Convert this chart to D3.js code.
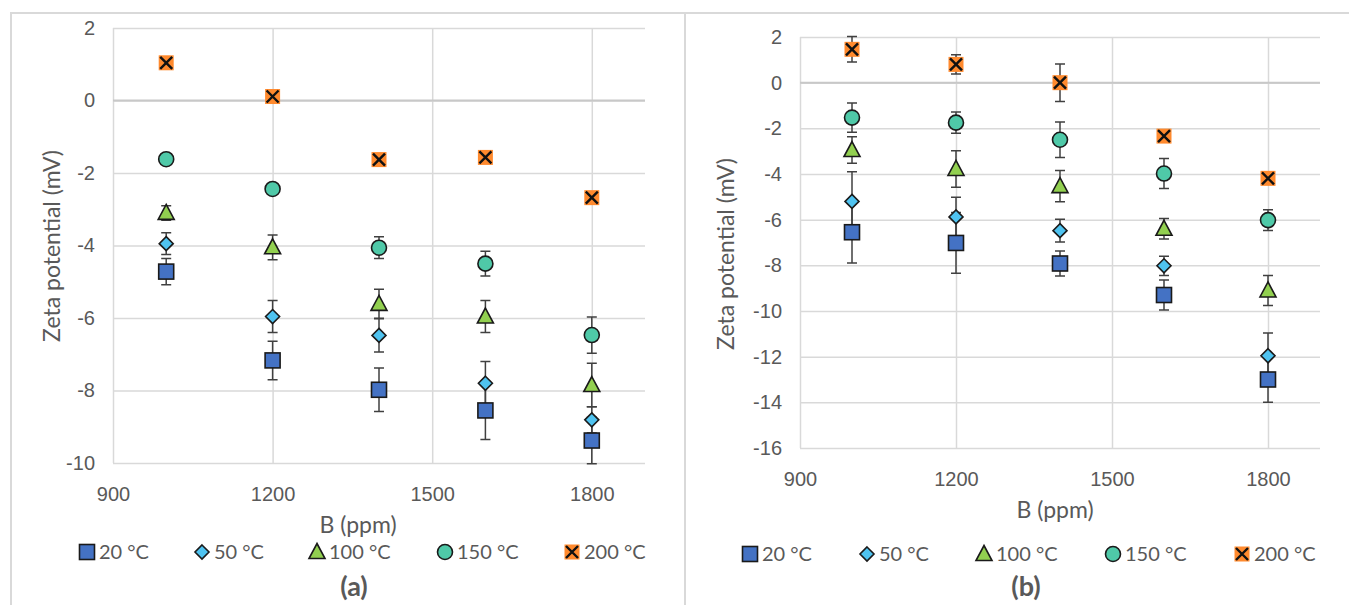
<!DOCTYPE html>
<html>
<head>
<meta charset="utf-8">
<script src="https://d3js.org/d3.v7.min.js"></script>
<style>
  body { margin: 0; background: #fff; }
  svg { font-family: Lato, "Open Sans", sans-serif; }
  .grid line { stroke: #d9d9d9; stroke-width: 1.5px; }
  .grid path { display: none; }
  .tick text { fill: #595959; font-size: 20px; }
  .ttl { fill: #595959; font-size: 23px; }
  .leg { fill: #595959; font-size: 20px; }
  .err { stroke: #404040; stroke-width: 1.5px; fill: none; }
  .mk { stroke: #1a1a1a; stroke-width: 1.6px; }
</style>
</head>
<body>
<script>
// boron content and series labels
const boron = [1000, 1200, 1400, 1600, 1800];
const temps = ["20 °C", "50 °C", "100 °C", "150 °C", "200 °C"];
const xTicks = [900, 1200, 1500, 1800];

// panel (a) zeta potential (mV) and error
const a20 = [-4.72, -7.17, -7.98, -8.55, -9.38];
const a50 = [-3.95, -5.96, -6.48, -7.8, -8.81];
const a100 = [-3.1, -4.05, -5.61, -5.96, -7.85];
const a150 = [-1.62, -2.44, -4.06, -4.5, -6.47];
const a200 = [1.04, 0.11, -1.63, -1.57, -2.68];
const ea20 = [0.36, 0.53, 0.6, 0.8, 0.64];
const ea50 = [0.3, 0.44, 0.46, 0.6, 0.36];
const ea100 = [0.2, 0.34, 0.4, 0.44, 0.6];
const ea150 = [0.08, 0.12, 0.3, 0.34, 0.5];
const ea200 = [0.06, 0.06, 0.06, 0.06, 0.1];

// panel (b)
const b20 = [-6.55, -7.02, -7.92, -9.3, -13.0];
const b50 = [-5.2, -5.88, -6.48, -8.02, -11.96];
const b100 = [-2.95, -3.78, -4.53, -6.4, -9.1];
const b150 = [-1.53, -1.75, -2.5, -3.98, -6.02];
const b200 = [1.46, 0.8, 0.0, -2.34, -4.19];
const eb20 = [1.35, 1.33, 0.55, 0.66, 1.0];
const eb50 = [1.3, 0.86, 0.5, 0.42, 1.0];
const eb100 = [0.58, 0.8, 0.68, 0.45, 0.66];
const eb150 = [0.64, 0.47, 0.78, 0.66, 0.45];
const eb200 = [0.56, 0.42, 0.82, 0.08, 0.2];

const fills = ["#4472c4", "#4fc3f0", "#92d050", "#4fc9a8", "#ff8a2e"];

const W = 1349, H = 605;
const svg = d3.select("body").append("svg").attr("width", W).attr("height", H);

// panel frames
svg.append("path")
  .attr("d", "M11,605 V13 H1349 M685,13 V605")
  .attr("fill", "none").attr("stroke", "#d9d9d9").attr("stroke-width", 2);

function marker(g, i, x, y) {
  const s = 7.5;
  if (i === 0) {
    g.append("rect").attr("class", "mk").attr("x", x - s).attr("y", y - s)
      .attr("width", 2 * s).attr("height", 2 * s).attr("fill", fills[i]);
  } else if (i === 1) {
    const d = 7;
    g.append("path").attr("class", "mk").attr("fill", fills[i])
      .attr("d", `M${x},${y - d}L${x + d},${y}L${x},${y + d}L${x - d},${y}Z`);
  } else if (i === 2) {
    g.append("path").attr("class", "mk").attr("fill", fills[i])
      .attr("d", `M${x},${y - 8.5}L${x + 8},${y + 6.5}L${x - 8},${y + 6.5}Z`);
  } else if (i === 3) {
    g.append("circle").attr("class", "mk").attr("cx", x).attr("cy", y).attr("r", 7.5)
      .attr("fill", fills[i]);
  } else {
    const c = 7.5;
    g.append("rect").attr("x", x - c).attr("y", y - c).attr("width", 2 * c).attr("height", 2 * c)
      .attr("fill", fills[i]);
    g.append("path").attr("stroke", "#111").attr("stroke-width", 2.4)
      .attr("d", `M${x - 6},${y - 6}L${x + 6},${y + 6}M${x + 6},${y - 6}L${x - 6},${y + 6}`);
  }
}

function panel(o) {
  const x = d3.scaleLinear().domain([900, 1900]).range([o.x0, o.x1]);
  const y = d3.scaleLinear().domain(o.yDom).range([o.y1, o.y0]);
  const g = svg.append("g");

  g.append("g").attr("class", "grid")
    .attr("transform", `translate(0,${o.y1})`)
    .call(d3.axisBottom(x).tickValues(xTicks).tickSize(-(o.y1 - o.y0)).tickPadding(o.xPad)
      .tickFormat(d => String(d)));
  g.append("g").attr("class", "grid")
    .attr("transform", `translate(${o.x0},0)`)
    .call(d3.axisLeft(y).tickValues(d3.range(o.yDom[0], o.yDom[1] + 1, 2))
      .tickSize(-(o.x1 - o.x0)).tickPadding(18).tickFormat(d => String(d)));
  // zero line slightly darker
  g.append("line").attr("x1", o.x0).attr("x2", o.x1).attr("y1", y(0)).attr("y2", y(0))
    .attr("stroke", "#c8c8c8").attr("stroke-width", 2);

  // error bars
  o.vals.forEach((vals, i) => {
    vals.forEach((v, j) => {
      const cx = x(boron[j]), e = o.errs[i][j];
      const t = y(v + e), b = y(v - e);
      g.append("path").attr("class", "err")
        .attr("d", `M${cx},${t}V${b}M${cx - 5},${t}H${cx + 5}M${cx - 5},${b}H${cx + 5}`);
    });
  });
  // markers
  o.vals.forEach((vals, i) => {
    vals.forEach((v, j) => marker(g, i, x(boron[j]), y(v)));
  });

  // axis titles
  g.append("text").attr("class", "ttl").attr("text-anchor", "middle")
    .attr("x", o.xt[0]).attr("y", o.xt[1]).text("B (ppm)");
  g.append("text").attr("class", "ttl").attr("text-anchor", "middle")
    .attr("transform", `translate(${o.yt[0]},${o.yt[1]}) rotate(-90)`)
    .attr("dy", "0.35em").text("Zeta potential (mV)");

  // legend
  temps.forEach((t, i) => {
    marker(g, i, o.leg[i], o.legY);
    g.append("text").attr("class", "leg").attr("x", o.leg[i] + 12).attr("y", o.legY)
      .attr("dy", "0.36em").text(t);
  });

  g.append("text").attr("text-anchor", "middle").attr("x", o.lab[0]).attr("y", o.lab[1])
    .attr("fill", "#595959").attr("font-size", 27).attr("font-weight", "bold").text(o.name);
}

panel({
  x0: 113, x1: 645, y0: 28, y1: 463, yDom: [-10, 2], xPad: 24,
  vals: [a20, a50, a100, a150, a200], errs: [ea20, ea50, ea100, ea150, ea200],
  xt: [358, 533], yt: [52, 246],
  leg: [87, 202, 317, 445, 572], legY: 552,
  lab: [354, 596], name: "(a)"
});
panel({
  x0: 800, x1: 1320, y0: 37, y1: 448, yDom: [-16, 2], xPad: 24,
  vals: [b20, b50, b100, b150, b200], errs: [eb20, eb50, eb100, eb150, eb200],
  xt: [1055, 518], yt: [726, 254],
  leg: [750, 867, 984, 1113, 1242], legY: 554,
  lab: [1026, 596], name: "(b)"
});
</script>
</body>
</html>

* * *

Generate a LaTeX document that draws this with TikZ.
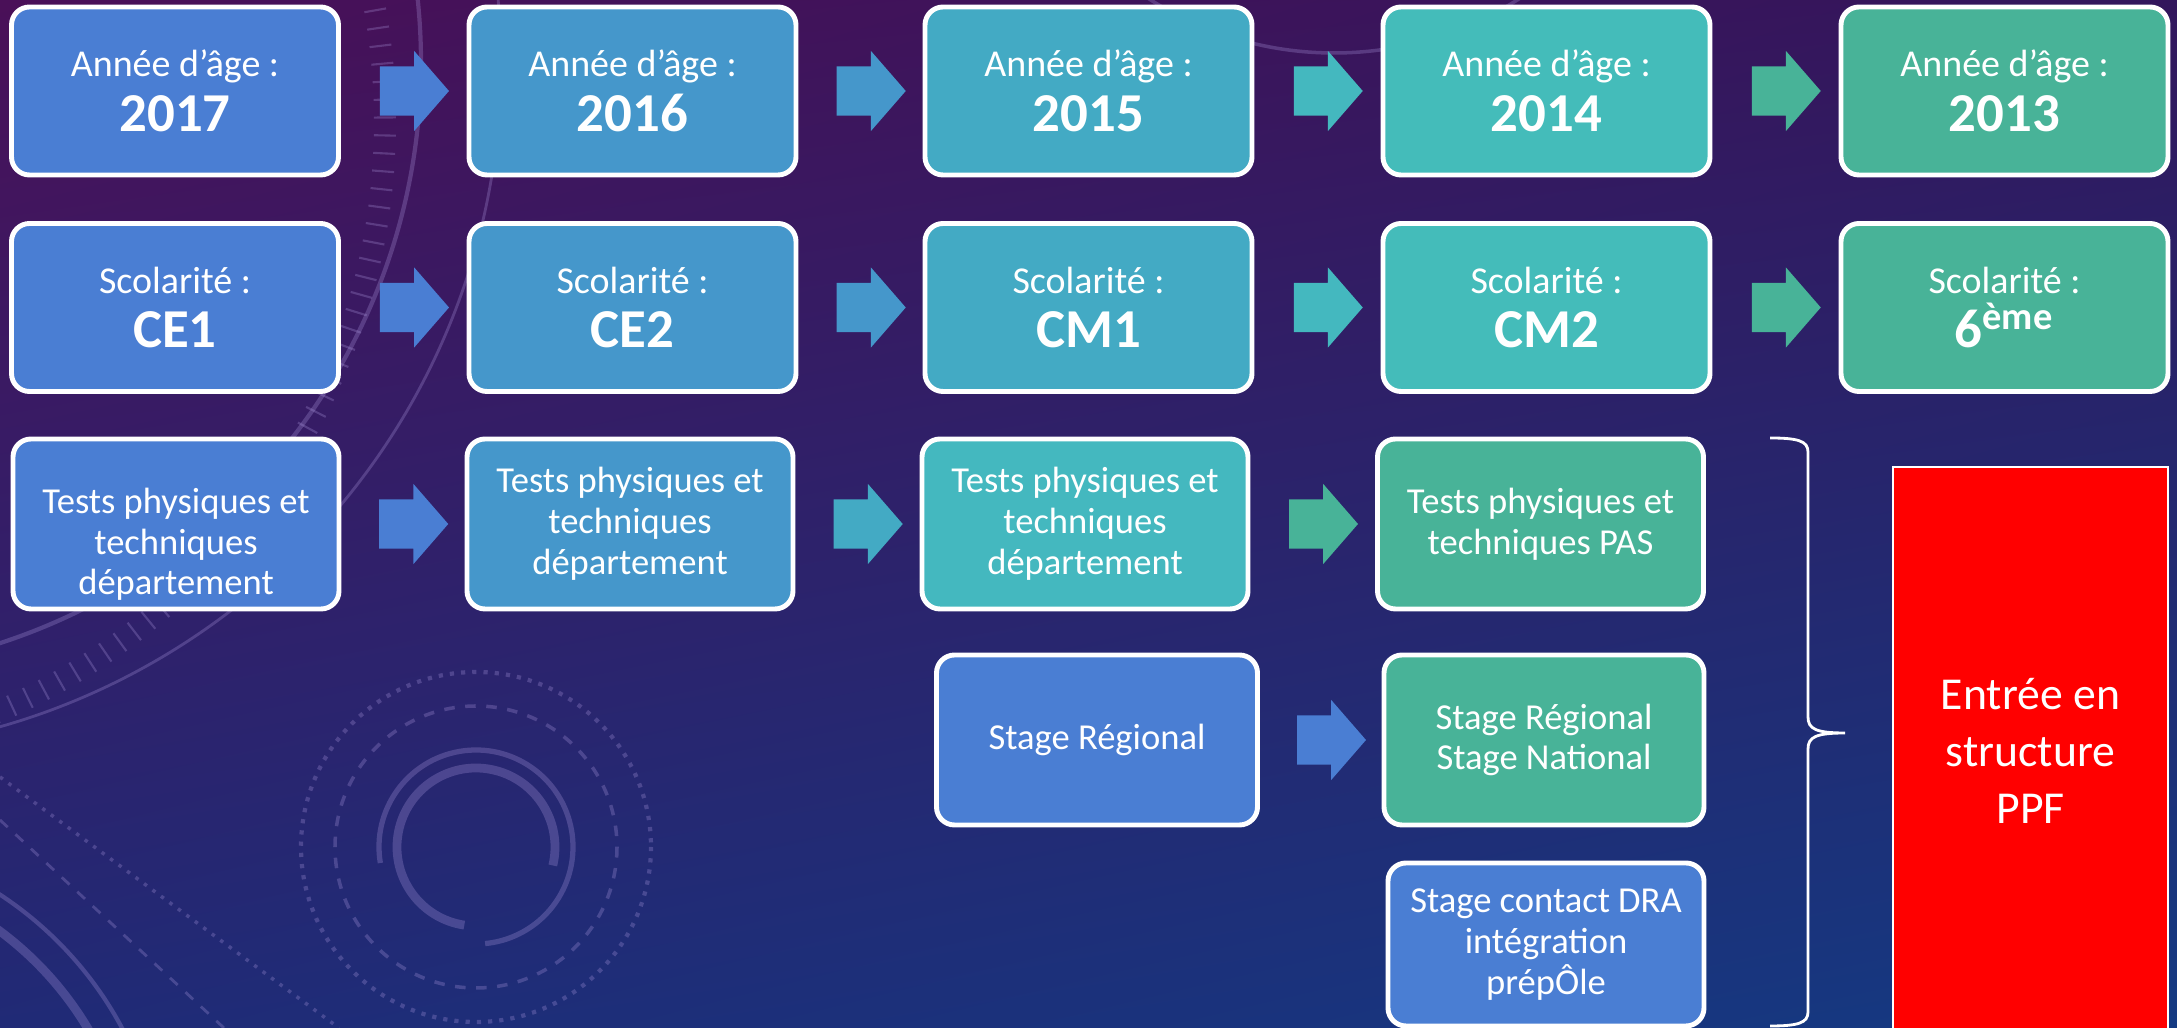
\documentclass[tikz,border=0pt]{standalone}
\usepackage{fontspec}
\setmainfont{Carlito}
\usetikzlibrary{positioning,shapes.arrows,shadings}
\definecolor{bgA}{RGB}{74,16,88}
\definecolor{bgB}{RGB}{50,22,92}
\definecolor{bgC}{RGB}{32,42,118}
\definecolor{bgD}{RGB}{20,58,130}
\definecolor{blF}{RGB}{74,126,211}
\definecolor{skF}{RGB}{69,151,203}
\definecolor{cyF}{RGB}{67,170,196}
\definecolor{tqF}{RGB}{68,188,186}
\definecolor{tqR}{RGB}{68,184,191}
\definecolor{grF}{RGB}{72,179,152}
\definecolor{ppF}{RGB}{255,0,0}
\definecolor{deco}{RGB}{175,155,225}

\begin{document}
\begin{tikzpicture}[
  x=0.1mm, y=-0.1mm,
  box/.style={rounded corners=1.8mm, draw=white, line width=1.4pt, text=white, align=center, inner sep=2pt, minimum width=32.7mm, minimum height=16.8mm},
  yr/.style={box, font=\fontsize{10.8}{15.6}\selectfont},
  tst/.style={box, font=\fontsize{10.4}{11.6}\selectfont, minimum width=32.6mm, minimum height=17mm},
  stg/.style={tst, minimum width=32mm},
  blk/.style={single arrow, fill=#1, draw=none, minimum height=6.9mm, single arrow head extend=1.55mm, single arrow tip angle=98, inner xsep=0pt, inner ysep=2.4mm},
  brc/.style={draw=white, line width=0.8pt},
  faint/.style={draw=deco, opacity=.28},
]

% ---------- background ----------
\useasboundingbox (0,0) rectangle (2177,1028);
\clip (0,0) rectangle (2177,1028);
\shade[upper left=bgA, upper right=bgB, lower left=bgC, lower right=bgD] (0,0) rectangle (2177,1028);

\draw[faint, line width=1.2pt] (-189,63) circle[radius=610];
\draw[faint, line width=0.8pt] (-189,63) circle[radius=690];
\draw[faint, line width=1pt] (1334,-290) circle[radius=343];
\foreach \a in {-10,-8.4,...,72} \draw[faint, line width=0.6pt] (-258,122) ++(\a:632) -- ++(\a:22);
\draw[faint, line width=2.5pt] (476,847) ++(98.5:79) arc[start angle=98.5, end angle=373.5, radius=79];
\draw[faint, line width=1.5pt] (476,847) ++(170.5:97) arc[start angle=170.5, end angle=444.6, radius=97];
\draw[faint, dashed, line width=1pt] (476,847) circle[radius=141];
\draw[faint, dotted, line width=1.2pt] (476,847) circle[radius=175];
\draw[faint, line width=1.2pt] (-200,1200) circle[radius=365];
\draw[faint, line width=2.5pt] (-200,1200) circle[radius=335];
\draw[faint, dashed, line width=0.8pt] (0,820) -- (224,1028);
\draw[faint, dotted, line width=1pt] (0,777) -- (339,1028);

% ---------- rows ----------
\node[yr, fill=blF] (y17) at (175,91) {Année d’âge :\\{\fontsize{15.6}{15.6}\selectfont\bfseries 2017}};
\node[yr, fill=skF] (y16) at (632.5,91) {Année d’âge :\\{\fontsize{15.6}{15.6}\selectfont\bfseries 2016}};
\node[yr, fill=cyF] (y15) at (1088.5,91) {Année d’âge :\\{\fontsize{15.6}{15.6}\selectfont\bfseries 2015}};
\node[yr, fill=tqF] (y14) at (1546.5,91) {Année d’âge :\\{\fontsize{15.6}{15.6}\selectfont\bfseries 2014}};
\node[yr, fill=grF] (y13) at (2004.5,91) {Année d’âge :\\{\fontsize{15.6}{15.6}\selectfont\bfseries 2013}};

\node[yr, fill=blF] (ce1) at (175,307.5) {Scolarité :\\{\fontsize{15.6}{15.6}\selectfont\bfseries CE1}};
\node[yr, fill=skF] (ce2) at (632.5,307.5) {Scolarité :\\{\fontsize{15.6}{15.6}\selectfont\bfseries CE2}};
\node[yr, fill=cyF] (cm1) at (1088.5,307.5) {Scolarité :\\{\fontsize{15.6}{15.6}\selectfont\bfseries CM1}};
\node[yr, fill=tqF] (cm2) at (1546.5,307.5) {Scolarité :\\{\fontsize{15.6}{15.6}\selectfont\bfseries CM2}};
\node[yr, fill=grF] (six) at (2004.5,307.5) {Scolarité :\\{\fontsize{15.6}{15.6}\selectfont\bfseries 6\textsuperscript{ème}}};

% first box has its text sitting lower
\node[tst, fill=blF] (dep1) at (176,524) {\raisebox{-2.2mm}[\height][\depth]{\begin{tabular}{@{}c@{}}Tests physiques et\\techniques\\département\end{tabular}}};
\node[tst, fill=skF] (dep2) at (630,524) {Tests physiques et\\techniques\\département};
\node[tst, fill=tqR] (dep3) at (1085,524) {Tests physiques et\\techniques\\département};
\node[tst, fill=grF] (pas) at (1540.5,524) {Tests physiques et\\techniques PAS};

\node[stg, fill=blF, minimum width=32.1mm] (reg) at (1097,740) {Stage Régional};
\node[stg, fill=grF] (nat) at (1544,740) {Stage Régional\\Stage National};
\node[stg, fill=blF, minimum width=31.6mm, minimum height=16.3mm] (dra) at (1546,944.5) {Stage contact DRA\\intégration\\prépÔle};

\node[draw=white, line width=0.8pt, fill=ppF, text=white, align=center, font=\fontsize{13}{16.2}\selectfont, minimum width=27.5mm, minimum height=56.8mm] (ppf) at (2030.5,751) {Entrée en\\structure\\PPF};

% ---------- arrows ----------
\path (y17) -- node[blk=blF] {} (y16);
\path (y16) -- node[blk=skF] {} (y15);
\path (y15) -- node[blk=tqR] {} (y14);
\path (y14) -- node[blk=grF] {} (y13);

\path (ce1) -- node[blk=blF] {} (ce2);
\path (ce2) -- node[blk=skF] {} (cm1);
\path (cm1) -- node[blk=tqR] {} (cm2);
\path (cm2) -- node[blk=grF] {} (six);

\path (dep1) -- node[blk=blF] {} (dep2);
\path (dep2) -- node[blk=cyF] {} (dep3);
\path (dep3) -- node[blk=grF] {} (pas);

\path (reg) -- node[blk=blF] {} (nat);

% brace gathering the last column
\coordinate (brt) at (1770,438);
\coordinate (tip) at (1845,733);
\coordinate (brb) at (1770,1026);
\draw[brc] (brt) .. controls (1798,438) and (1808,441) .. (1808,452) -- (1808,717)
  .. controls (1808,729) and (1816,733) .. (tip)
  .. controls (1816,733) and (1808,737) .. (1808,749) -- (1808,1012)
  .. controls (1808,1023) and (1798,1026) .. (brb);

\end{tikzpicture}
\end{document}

**WORK TO BE COMPLETED**
Write out the lines from the one containing "Convert this chart to D3.js code." down to the one containing "const xTicks = [900, 1200, 1500, 1800];", both included, exactly as they appear. Leave out any pictures.

**EXERCISE RESULT**
Convert this chart to D3.js code.
<!DOCTYPE html>
<html>
<head>
<meta charset="utf-8">
<script src="https://d3js.org/d3.v7.min.js"></script>
<style>
  body { margin: 0; background: #fff; }
  svg { font-family: Lato, "Open Sans", sans-serif; }
  .grid line { stroke: #d9d9d9; stroke-width: 1.5px; }
  .grid path { display: none; }
  .tick text { fill: #595959; font-size: 20px; }
  .ttl { fill: #595959; font-size: 23px; }
  .leg { fill: #595959; font-size: 20px; }
  .err { stroke: #404040; stroke-width: 1.5px; fill: none; }
  .mk { stroke: #1a1a1a; stroke-width: 1.6px; }
</style>
</head>
<body>
<script>
// boron content and series labels
const boron = [1000, 1200, 1400, 1600, 1800];
const temps = ["20 °C", "50 °C", "100 °C", "150 °C", "200 °C"];
const xTicks = [900, 1200, 1500, 1800];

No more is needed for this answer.